▸ EXERCISE TASK:
Transcribe the material in full. Nothing should differ except that the pictures are left out.

--- BEGIN MATERIAL ---

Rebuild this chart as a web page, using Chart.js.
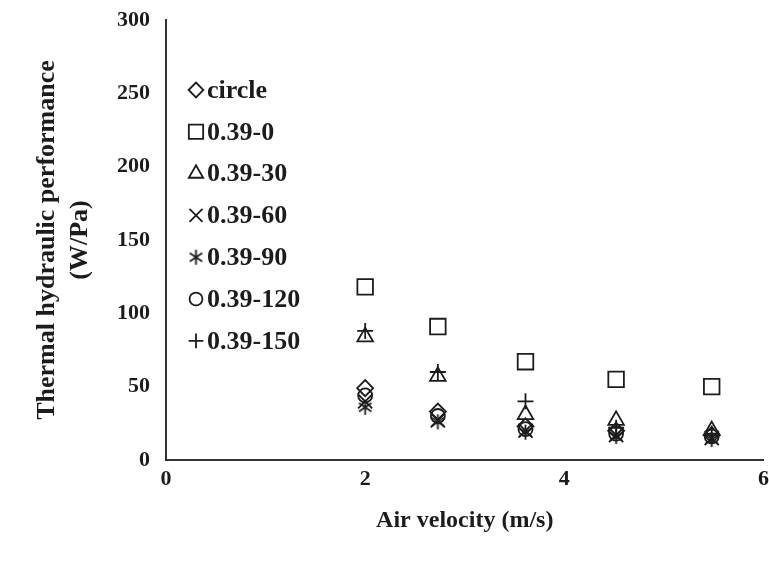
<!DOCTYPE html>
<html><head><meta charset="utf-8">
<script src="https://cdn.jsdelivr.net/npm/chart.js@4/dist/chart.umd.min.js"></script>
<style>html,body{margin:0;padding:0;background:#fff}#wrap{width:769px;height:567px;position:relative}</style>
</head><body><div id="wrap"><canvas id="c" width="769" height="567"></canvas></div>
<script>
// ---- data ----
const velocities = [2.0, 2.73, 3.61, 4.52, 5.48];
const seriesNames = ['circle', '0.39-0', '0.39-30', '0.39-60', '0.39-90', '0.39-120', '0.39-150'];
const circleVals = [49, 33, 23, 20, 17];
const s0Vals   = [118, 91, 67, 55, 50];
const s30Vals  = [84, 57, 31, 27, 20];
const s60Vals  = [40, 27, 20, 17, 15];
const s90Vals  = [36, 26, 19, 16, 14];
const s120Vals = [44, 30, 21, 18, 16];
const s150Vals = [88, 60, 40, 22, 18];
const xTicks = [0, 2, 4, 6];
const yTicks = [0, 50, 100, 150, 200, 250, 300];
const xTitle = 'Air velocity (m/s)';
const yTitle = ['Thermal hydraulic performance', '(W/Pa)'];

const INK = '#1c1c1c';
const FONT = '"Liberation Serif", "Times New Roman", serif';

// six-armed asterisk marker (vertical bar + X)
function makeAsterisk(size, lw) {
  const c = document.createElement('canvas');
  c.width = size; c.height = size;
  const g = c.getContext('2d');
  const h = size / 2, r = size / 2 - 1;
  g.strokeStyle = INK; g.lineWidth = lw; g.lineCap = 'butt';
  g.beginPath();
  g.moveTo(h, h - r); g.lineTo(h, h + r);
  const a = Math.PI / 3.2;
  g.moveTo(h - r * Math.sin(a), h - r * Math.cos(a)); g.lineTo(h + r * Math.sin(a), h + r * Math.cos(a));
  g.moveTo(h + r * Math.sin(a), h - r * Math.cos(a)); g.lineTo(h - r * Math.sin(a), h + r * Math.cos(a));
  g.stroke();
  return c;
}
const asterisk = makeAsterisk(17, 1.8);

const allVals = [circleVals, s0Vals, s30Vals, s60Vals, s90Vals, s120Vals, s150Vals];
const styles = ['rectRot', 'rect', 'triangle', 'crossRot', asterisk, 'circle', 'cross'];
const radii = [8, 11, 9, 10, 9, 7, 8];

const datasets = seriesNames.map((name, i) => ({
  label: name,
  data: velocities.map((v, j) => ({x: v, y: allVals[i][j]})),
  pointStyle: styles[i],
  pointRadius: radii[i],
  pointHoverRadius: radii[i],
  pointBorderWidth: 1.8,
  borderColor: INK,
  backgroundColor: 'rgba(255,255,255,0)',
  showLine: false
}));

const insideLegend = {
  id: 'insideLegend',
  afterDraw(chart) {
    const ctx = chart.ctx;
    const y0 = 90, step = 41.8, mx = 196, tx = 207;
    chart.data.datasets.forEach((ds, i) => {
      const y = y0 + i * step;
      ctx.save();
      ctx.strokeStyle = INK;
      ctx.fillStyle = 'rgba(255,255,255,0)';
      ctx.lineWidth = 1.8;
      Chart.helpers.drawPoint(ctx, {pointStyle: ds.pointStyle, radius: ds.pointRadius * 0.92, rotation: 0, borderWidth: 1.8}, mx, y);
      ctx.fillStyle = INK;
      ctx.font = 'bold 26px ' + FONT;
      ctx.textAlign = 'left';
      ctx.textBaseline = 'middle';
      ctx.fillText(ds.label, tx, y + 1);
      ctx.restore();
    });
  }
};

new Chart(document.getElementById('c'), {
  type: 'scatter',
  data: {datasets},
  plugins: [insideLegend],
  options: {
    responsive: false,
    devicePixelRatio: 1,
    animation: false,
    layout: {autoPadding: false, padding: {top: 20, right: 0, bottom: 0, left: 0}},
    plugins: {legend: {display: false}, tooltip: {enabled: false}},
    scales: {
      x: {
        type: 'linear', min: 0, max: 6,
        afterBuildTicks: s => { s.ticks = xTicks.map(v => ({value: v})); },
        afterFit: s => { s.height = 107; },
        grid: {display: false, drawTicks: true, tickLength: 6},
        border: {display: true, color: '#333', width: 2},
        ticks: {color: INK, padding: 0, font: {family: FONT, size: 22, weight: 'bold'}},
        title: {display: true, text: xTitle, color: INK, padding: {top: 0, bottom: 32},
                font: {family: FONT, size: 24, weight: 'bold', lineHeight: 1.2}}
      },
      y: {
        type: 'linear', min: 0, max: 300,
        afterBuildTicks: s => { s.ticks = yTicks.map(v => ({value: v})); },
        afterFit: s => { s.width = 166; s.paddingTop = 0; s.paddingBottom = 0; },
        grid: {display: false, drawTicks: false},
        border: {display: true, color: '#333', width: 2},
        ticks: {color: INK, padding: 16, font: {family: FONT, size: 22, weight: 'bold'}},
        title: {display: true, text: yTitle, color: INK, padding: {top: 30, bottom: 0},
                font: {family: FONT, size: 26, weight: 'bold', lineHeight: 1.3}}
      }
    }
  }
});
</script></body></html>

--- END MATERIAL ---

▸ PROBLEM SOLUTION:
Rebuild this chart as a web page, using Chart.js.
<!DOCTYPE html>
<html><head><meta charset="utf-8">
<script src="https://cdn.jsdelivr.net/npm/chart.js@4/dist/chart.umd.min.js"></script>
<style>html,body{margin:0;padding:0;background:#fff}#wrap{width:769px;height:567px;position:relative}</style>
</head><body><div id="wrap"><canvas id="c" width="769" height="567"></canvas></div>
<script>
// ---- data ----
const velocities = [2.0, 2.73, 3.61, 4.52, 5.48];
const seriesNames = ['circle', '0.39-0', '0.39-30', '0.39-60', '0.39-90', '0.39-120', '0.39-150'];
const circleVals = [49, 33, 23, 20, 17];
const s0Vals   = [118, 91, 67, 55, 50];
const s30Vals  = [84, 57, 31, 27, 20];
const s60Vals  = [40, 27, 20, 17, 15];
const s90Vals  = [36, 26, 19, 16, 14];
const s120Vals = [44, 30, 21, 18, 16];
const s150Vals = [88, 60, 40, 22, 18];
const xTicks = [0, 2, 4, 6];
const yTicks = [0, 50, 100, 150, 200, 250, 300];
const xTitle = 'Air velocity (m/s)';
const yTitle = ['Thermal hydraulic performance', '(W/Pa)'];

const INK = '#1c1c1c';
const FONT = '"Liberation Serif", "Times New Roman", serif';

// six-armed asterisk marker (vertical bar + X)
function makeAsterisk(size, lw) {
  const c = document.createElement('canvas');
  c.width = size; c.height = size;
  const g = c.getContext('2d');
  const h = size / 2, r = size / 2 - 1;
  g.strokeStyle = INK; g.lineWidth = lw; g.lineCap = 'butt';
  g.beginPath();
  g.moveTo(h, h - r); g.lineTo(h, h + r);
  const a = Math.PI / 3.2;
  g.moveTo(h - r * Math.sin(a), h - r * Math.cos(a)); g.lineTo(h + r * Math.sin(a), h + r * Math.cos(a));
  g.moveTo(h + r * Math.sin(a), h - r * Math.cos(a)); g.lineTo(h - r * Math.sin(a), h + r * Math.cos(a));
  g.stroke();
  return c;
}
const asterisk = makeAsterisk(17, 1.8);

const allVals = [circleVals, s0Vals, s30Vals, s60Vals, s90Vals, s120Vals, s150Vals];
const styles = ['rectRot', 'rect', 'triangle', 'crossRot', asterisk, 'circle', 'cross'];
const radii = [8, 11, 9, 10, 9, 7, 8];

const datasets = seriesNames.map((name, i) => ({
  label: name,
  data: velocities.map((v, j) => ({x: v, y: allVals[i][j]})),
  pointStyle: styles[i],
  pointRadius: radii[i],
  pointHoverRadius: radii[i],
  pointBorderWidth: 1.8,
  borderColor: INK,
  backgroundColor: 'rgba(255,255,255,0)',
  showLine: false
}));

const insideLegend = {
  id: 'insideLegend',
  afterDraw(chart) {
    const ctx = chart.ctx;
    const y0 = 90, step = 41.8, mx = 196, tx = 207;
    chart.data.datasets.forEach((ds, i) => {
      const y = y0 + i * step;
      ctx.save();
      ctx.strokeStyle = INK;
      ctx.fillStyle = 'rgba(255,255,255,0)';
      ctx.lineWidth = 1.8;
      Chart.helpers.drawPoint(ctx, {pointStyle: ds.pointStyle, radius: ds.pointRadius * 0.92, rotation: 0, borderWidth: 1.8}, mx, y);
      ctx.fillStyle = INK;
      ctx.font = 'bold 26px ' + FONT;
      ctx.textAlign = 'left';
      ctx.textBaseline = 'middle';
      ctx.fillText(ds.label, tx, y + 1);
      ctx.restore();
    });
  }
};

new Chart(document.getElementById('c'), {
  type: 'scatter',
  data: {datasets},
  plugins: [insideLegend],
  options: {
    responsive: false,
    devicePixelRatio: 1,
    animation: false,
    layout: {autoPadding: false, padding: {top: 20, right: 0, bottom: 0, left: 0}},
    plugins: {legend: {display: false}, tooltip: {enabled: false}},
    scales: {
      x: {
        type: 'linear', min: 0, max: 6,
        afterBuildTicks: s => { s.ticks = xTicks.map(v => ({value: v})); },
        afterFit: s => { s.height = 107; },
        grid: {display: false, drawTicks: true, tickLength: 6},
        border: {display: true, color: '#333', width: 2},
        ticks: {color: INK, padding: 0, font: {family: FONT, size: 22, weight: 'bold'}},
        title: {display: true, text: xTitle, color: INK, padding: {top: 0, bottom: 32},
                font: {family: FONT, size: 24, weight: 'bold', lineHeight: 1.2}}
      },
      y: {
        type: 'linear', min: 0, max: 300,
        afterBuildTicks: s => { s.ticks = yTicks.map(v => ({value: v})); },
        afterFit: s => { s.width = 166; s.paddingTop = 0; s.paddingBottom = 0; },
        grid: {display: false, drawTicks: false},
        border: {display: true, color: '#333', width: 2},
        ticks: {color: INK, padding: 16, font: {family: FONT, size: 22, weight: 'bold'}},
        title: {display: true, text: yTitle, color: INK, padding: {top: 30, bottom: 0},
                font: {family: FONT, size: 26, weight: 'bold', lineHeight: 1.3}}
      }
    }
  }
});
</script></body></html>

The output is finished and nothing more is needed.